The Illinois homestead protection is awful though.

This is a good topic and a good post, but a word to the wise: The Fifth Circuit Frost decision is wrongly characterized as a Chapter 7 case. Viegelahn is a Chapter 13 trustee, and Frost was a Chapter 13 case, although unfortunately the panel in the 5th doesn't seem to have been aware of that fact or the relevance of it.

Since the Frost case involved Chapter 13 (again: not Chapter 7), arguably the result was warranted or at least more defensible than the same decision would be in a Chapter 7 context. To my knowledge the 5th hasn't definitively ruled on proceeds in the Chapter 7 context, and lower courts are divided on it.

Here is a good post (as usual) from Steve Sather on the topic, which discusses some relevant precedent going the opposite way from Frost (in the Chapter 7 context) from Hon. Tony Davis, Hon. Craig Gargotta, and Hon. Ronald King (and features an approving comment from former bankruptcy judge Hon. Leif Clark): http://stevesathersbankruptcynews.blogspot.com/2015/11/second-western-district-judge-finds.html.

I have dealt with this type of problem in Wisconsin once or twice by exempting a leasehold interest as a homestead. My recollection is that statutes or cases in many states support this, and very brief research leads me to believe that California does. Would not acquiring a leasehold, a/k/a renting and prepaying, be a useful workaround for many debtors holding proceeds but unable to obtain a purchase money mortgage?

What happens in California if the homeowner does not reinvest within 6 months but spends all of the money? Does the trustee get a turnover order for the amount of the exemption anyway?

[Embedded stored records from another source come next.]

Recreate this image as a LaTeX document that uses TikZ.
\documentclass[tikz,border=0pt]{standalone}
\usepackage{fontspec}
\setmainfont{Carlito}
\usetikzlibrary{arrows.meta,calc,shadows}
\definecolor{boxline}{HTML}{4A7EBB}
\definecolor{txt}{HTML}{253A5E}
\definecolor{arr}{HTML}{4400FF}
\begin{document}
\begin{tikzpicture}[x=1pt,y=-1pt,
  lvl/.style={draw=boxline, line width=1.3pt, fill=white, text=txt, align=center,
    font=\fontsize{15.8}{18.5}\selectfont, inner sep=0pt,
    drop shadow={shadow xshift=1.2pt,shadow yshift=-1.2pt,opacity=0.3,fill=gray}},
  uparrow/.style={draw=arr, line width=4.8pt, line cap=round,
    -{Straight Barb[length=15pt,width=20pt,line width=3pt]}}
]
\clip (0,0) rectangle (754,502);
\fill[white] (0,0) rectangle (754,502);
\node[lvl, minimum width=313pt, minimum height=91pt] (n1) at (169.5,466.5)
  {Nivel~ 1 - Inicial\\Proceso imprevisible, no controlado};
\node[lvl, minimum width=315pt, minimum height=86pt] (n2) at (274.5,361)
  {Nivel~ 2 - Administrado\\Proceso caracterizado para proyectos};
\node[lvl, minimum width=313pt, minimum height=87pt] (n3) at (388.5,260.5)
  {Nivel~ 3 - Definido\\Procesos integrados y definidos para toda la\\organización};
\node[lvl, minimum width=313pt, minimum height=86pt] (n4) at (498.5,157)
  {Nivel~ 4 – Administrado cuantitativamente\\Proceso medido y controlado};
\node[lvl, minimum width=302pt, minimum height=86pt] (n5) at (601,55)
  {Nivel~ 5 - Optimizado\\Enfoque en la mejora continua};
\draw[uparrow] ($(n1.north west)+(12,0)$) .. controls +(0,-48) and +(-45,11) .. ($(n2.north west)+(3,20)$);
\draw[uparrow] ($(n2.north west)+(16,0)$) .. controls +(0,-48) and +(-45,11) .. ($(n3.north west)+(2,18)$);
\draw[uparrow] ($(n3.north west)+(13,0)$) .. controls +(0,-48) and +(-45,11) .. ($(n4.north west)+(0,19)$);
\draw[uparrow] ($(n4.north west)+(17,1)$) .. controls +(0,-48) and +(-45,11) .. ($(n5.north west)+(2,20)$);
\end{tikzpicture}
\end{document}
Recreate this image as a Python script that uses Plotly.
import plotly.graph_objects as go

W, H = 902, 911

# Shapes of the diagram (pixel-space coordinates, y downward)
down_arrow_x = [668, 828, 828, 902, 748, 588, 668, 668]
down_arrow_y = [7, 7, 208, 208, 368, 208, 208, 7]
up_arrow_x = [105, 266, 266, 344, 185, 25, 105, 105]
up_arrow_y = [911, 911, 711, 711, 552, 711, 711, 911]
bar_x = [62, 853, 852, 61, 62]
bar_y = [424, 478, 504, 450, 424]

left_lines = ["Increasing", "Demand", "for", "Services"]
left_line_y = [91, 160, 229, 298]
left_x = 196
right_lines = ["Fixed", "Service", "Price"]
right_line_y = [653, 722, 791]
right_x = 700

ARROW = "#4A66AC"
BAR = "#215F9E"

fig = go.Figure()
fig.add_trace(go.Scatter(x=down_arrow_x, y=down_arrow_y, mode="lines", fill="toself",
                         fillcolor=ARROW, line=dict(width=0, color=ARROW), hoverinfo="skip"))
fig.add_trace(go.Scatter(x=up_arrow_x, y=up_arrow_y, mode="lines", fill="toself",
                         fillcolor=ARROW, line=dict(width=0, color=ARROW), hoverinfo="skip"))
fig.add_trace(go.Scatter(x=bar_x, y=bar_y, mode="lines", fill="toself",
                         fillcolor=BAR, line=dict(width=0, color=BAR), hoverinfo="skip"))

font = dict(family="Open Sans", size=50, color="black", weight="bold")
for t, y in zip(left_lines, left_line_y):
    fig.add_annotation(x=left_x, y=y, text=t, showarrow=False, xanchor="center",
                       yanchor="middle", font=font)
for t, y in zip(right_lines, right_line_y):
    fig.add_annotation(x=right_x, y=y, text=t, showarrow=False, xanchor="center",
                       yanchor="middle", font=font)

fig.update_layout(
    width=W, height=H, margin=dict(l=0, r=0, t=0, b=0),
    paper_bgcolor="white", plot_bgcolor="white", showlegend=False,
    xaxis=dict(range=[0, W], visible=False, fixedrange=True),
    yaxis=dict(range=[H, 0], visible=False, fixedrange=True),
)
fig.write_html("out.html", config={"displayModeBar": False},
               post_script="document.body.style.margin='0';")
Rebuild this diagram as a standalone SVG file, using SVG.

A recent unpublished Ninth Circuit BAP decision addresses two of the comments. The debtor in Bencomo v. Avery (In re Bencomo), 2016 Bankr. Lexis 2901 (BAP 9th Cir. 2016), spent part or all of his $100,000 homestead exemption proceeds for rent under a one-year lease, and for necessary living expenses, to pay bills, and to invest in his business. The trustee sought turnover of the $100,000 even though, obviously, much of it had been spent. The Bankruptcy Court ordered turnover. On appeal, the BAP vacated the turnover order and remanded for a determination of whether, under California law, payment of rent on a one-year residential leasehold during the six-month reinvestment period qualified as reinvestment in a homestead.